Le lendemain, il s’avère plus difficile que jamais de convaincre la population de Niamey de s’exprimer sur le choix des Russes comme nouveaux partenaires militaires. Les personnes avec qui j’ai rendez-vous annulent à la dernière minute ou ne se présentent pas. «Il faut se méfier, la junte a beaucoup de taupes dans le cercle des acteurs de la société civile. Ils ont fait arrêter beaucoup de gens», me conseille Nasser, 30 ans, étudiant en droit à l'Université de Niamey.
La vache ou ton fils
Le seul grand espoir des Nigériens concernant la présence russe était que le terrorisme soit enfin combattu de manière plus radicale que par les Français. Mais selon un réfugié du nom d'Ousmane originaire de Goungo Koré, un village situé à trois kilomètres au sud-ouest d'Ayorou, le fléau ne fait que s'aggraver. «Nous ne pouvons plus rester dans les villages à cause de l'insécurité», dit-il. «Tout mon village est déplacé. Nous avons tous fui les exactions des terroristes. Ils sont venus en plein jour et ont encerclé notre village. Ils demandaient de l'argent et ceux qui n'en avaient pas donnaient des vaches ou des moutons. Si la famille n’a ni argent ni animaux, le père donne son fils pour qu’il rejoigne les rangs des terroristes.»
« Ces Russes n’ont pas une once de pitié »

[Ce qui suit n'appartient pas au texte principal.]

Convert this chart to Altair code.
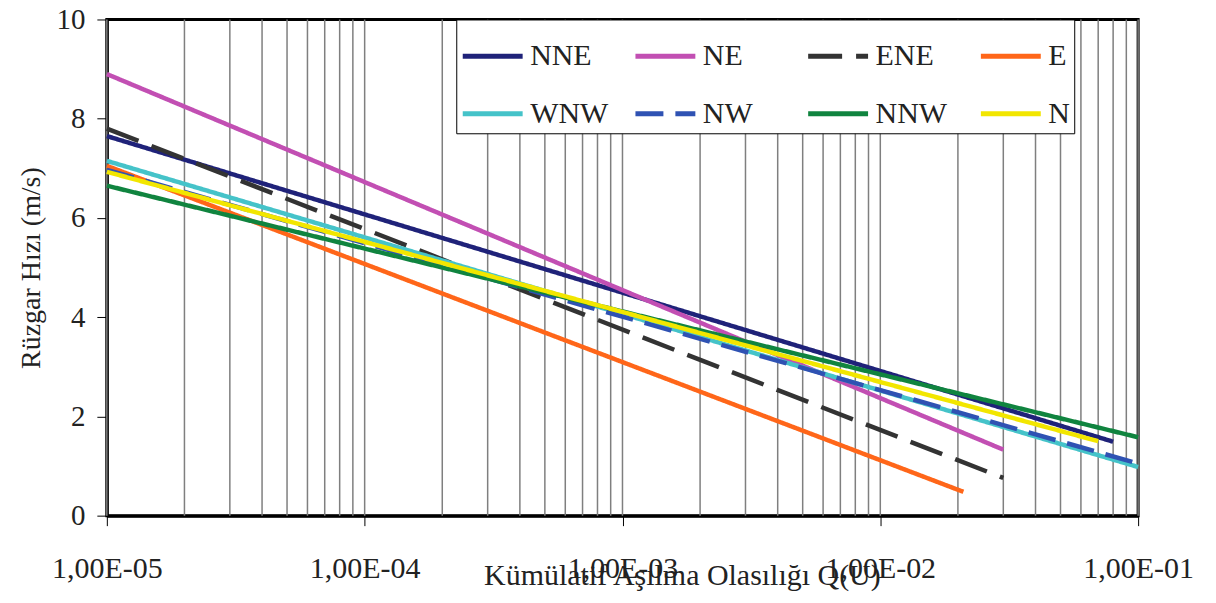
import altair as alt
import pandas as pd

# ---- data ----
series = ["NNE", "NE", "ENE", "E", "WNW", "NW", "NNW", "N"]
colors = ["#1f2279", "#c24fb3", "#333333", "#ff6619", "#45c3c9", "#2f52b3", "#10843f", "#f2e600"]
dashes = [[1, 0], [1, 0], [34, 14], [1, 0], [1, 0], [28, 12], [1, 0], [1, 0]]
q_start = [1e-5, 1e-5, 1e-5, 1e-5, 1e-5, 1e-5, 1e-5, 1e-5]
v_start = [7.65, 8.90, 7.80, 7.05, 7.15, 6.97, 6.65, 6.93]
q_end = [0.08, 0.03, 0.03, 0.021, 0.1, 0.1, 0.1, 0.07]
v_end = [1.49, 1.33, 0.76, 0.48, 0.98, 1.05, 1.58, 1.50]
# legend fills column by column, so list entries to read row by row
legend_order = ["NNE", "WNW", "NE", "NW", "ENE", "NNW", "E", "N"]

x_decades = [1e-5, 1e-4, 1e-3, 1e-2, 1e-1]
x_tick_labels = ["1,00E-05", "1,00E-04", "1,00E-03", "1,00E-02", "1,00E-01"]
grid_q = [m * 10.0 ** e for e in range(-5, -1) for m in range(1, 10)] + [1e-1]
y_ticks = [0, 2, 4, 6, 8, 10]

rows = []
for i, s in enumerate(series):
    rows.append({"series": s, "q": q_start[i], "v": v_start[i], "pt": 0})
    rows.append({"series": s, "q": q_end[i], "v": v_end[i], "pt": 1})
df = pd.DataFrame(rows)
grid_df = pd.DataFrame({"q": grid_q})

col_map = dict(zip(series, colors))
dash_map = dict(zip(series, dashes))

FONT = "Liberation Serif"
xscale = alt.Scale(type="log", domain=[1e-5, 1e-1], nice=False)
yscale = alt.Scale(domain=[0, 10], nice=False)

label_expr = "[" + ",".join("'%s'" % t for t in x_tick_labels) + "][round(log(datum.value)/LN10)+5]"

x_axis = alt.Axis(
    values=x_decades,
    labelExpr=label_expr,
    title="Kümülatif Aşılma Olasılığı Q(U)",
    grid=False,
    tickSize=10,
    tickColor="black",
    tickWidth=1,
    domainColor="black",
    domainWidth=3,
    labelFont=FONT,
    labelFontSize=30,
    labelColor="#222",
    labelPadding=28,
    labelFlush=False,
    labelOverlap=False,
    titleFont=FONT,
    titleFontSize=30,
    titleFontWeight="normal",
    titleColor="#222",
    titleX=576,
    titleY=60,
    titleBaseline="middle",
    titleAlign="center",
)

legend_kw = dict(
    title=None,
    orient="none",
    legendX=350,
    legendY=0,
    columns=4,
    gridAlign="all",
    columnPadding=16,
    rowPadding=10,
    padding=4,
    symbolType="stroke",
    symbolSize=3600,
    symbolStrokeWidth=5,
    labelFont=FONT,
    labelFontSize=30,
    labelColor="#222",
    labelOffset=5,
    labelLimit=300,
    fillColor="white",
    strokeColor="black",
)

grid = alt.Chart(grid_df).mark_rule(color="#7f7f7f", strokeWidth=1.5).encode(
    x=alt.X("q:Q", scale=xscale, axis=x_axis)
)

lines = alt.Chart(df).mark_line(strokeWidth=4.5, strokeCap="butt").encode(
    x=alt.X("q:Q", scale=xscale, axis=x_axis),
    y=alt.Y(
        "v:Q",
        scale=yscale,
        axis=alt.Axis(
            values=y_ticks,
            title="Rüzgar Hızı (m/s)",
            grid=False,
            tickSize=10,
            tickColor="black",
            tickWidth=1,
            domainColor="black",
            domainWidth=3,
            labelFont=FONT,
            labelFontSize=29,
            labelColor="#222",
            labelPadding=12,
            titleFont=FONT,
            titleFontSize=28,
            titleFontWeight="normal",
            titleColor="#222",
            titlePadding=10,
        ),
    ),
    color=alt.Color(
        "series:N",
        scale=alt.Scale(domain=legend_order, range=[col_map[s] for s in legend_order]),
        legend=alt.Legend(**legend_kw),
    ),
    strokeDash=alt.StrokeDash(
        "series:N",
        scale=alt.Scale(domain=legend_order, range=[dash_map[s] for s in legend_order]),
        legend=alt.Legend(**legend_kw),
    ),
    order=alt.Order("pt:Q"),
    detail="series:N",
)

chart = (
    alt.layer(grid, lines)
    .properties(
        width=1033,
        height=497,
        autosize=alt.AutoSizeParams(type="none"),
        padding={"left": 99, "top": 11, "right": 70, "bottom": 79},
        background="white",
    )
    .configure_view(stroke="black", strokeWidth=3)
)

chart.save("out.html", embed_options={"renderer": "svg", "actions": False})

Plus tard, toujours à la recherche de sources à Niamey, je rencontre un membre de l’ancien parti au pouvoir, désormais sans poste et parlant anonymement par crainte d'être arrêté. Il est frustré, mais pas seulement par la perte de son prestige et de ses privilèges. «De quel droit ces putschistes nous amènent-ils ces soldats russes ? La junte trompe le peuple avec un discours pour réchauffer son patriotisme au nom de la souveraineté, et avec un autre discours elle le vend à d'autres étrangers au prix de quelques oboles de blé. Je vous dis que ces gens (les Russes) n'ont aucune once de pitié, et le démontrent clairement dans le nord du Mali où ils terrorisent, violent et massacrent des hommes, des femmes et des enfants innocents. C'est regrettable!»
Le vieux politicien a peut-être raison. Le 28 mai 2024, neuf villageois auraient été abattus à Sigindey Balley Koira, près du village de Tafague, non loin de la capitale. Selon Intinicar Alhassane, président du Parti pour la Paix et le Développement Akal-Kassa, qui annonce aux médias la nouvelle du massacre, neuf éleveurs des communautés touareg et peulh ont été arrêtés une première fois à 19h14 dans le hameau de Sigindey Balley Koira, puis exécutés à leur domicile «par nos forces de défense et leurs partisans, laissant derrière eux dix veuves et 55 enfants». Quelques jours seulement après cette dénonciation, j'apprends à la radio l'arrestation d'Intinicar.
Des demandes de commentaires ont été envoyées au porte-parole du gouvernement militaire du Niger, qui a répondu en envoyant à ZAM un extrait d'un événement célébrant la formation de l'Alliance des États du Sahel.
*Le nom de l'auteur a été modifié pour des raisons de sécurité.